--- START ENTRIES SHOWN ---

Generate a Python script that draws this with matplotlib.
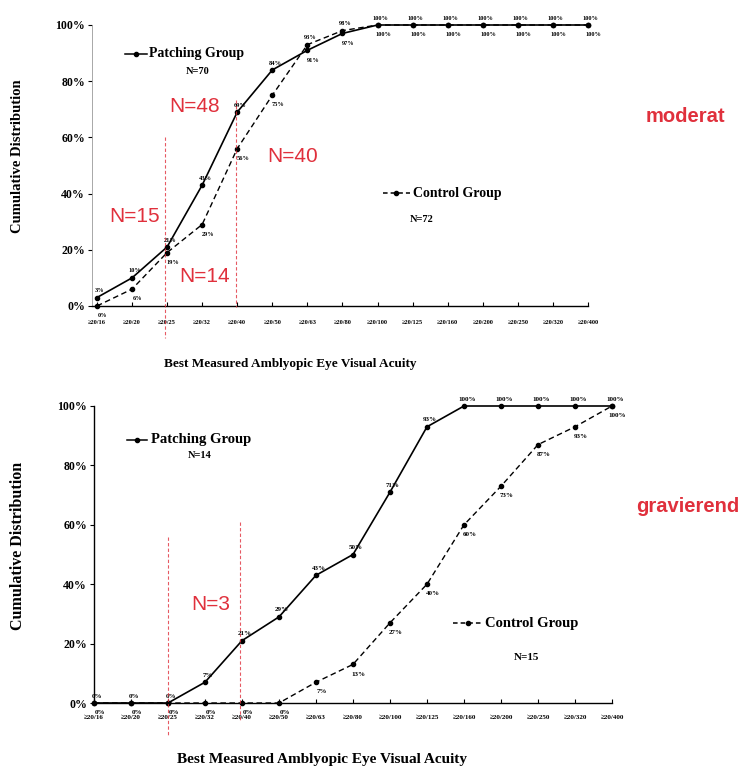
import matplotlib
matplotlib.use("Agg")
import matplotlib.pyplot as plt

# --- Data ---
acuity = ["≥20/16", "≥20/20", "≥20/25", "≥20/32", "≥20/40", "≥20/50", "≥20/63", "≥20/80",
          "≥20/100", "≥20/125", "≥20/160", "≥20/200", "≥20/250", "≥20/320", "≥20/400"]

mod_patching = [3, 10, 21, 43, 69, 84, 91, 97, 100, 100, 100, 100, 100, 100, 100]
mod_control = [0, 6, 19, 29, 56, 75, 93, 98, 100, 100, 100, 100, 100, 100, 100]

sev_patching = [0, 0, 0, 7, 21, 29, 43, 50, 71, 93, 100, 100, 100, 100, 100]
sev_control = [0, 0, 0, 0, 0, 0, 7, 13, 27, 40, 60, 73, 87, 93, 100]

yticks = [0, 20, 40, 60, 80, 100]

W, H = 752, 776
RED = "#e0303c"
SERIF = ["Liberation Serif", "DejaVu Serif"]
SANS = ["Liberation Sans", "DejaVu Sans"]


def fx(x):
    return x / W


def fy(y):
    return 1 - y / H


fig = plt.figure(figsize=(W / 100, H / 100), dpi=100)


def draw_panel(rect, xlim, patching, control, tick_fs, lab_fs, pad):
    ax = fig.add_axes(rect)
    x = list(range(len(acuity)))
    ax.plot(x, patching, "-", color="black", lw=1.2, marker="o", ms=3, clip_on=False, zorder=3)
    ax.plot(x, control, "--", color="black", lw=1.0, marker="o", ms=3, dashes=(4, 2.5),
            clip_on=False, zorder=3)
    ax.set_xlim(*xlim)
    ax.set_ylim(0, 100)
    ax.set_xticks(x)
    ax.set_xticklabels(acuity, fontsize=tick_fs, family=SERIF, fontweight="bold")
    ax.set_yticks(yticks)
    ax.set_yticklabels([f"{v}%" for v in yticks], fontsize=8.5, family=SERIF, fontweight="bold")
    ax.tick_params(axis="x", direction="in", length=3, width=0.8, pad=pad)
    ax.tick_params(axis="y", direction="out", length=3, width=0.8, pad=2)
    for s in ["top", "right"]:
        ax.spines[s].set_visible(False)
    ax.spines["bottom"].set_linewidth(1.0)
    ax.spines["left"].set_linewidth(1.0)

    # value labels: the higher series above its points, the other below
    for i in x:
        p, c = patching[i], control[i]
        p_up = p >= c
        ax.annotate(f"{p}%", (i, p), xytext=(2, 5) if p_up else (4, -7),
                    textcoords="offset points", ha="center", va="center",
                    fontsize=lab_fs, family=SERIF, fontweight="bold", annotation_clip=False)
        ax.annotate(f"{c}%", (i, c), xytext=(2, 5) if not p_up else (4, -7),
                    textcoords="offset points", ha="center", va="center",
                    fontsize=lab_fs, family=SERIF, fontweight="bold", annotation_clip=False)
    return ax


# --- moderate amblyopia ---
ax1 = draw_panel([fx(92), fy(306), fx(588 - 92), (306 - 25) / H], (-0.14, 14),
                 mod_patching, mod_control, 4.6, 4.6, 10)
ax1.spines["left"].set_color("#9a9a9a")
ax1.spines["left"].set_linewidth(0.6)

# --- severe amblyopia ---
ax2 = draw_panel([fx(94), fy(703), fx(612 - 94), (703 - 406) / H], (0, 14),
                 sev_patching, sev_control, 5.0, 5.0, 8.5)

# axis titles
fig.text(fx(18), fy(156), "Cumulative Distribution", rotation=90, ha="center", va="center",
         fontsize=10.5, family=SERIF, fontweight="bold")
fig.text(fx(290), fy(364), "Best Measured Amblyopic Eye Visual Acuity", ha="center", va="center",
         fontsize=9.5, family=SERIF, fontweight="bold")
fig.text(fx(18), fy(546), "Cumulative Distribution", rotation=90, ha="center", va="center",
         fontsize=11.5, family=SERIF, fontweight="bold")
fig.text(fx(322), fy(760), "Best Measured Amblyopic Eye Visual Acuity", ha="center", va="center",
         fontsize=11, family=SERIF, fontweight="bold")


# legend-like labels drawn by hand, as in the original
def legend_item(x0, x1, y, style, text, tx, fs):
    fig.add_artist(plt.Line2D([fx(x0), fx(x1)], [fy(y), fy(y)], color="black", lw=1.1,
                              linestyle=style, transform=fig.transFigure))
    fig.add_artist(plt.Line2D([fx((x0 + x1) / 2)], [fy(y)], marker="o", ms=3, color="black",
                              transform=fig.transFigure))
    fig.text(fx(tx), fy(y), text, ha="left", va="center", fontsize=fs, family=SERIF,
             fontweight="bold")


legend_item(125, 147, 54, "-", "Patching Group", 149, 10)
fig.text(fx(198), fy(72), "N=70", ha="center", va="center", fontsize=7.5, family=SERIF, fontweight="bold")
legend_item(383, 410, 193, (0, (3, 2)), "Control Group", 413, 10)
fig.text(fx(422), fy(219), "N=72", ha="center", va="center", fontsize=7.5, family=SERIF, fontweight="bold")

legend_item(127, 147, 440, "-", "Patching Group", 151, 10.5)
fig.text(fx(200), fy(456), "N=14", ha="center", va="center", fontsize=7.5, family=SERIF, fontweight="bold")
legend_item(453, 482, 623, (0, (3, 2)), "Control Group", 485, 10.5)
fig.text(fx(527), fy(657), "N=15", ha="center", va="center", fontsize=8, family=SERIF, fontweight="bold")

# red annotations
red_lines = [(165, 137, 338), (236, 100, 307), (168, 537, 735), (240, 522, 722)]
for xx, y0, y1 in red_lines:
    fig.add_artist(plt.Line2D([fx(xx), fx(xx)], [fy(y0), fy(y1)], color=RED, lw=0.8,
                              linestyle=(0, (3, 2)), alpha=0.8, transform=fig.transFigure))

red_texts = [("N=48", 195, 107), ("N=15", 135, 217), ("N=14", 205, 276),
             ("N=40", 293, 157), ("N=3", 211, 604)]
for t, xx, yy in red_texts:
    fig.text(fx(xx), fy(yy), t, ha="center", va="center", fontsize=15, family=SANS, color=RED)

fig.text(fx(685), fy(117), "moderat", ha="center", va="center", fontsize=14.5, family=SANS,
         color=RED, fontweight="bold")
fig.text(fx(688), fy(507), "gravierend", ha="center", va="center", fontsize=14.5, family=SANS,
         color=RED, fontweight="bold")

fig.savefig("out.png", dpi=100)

--- END ENTRIES SHOWN ---
--- START ENTRIES SHOWN ---

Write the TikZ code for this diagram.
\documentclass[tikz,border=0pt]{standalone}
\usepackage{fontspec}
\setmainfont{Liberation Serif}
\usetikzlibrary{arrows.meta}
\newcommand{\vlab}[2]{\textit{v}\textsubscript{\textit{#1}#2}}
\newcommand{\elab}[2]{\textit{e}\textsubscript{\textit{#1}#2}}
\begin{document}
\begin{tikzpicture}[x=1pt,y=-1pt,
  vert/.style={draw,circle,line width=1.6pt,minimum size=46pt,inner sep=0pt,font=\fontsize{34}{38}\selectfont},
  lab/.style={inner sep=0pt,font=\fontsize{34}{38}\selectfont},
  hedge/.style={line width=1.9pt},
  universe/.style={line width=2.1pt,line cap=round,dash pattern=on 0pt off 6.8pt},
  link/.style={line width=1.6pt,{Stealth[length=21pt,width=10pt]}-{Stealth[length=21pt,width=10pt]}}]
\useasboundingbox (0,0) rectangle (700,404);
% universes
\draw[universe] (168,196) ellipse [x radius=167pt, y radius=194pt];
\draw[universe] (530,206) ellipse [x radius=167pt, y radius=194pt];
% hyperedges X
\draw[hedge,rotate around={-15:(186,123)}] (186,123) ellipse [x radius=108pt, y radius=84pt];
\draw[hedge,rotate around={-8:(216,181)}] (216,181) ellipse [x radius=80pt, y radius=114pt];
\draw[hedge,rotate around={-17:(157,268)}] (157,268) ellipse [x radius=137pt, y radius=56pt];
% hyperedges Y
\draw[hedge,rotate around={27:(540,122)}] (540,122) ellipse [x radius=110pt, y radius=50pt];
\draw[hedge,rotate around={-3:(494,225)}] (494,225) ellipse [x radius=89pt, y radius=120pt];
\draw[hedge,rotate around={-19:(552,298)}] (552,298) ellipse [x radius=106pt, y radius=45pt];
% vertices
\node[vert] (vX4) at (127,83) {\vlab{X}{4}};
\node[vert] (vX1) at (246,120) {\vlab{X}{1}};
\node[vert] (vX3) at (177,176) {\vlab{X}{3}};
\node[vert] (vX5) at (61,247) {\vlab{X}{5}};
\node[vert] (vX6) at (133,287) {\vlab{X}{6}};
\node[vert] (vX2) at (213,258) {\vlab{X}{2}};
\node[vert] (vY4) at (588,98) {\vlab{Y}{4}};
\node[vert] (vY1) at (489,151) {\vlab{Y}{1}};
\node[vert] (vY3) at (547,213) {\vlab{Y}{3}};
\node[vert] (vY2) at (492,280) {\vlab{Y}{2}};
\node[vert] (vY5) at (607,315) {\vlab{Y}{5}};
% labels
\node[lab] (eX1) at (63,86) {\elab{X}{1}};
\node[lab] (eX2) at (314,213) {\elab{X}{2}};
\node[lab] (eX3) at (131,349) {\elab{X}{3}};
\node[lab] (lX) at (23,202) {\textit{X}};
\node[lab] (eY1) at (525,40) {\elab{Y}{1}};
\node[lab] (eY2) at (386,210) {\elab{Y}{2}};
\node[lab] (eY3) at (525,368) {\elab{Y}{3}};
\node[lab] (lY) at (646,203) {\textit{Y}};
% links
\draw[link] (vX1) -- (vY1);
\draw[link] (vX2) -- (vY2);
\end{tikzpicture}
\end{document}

--- END ENTRIES SHOWN ---

» JOB
Set out every line from the material that contains the string "this".

» RESPONSE
Generate a Python script that draws this with matplotlib.
Write the TikZ code for this diagram.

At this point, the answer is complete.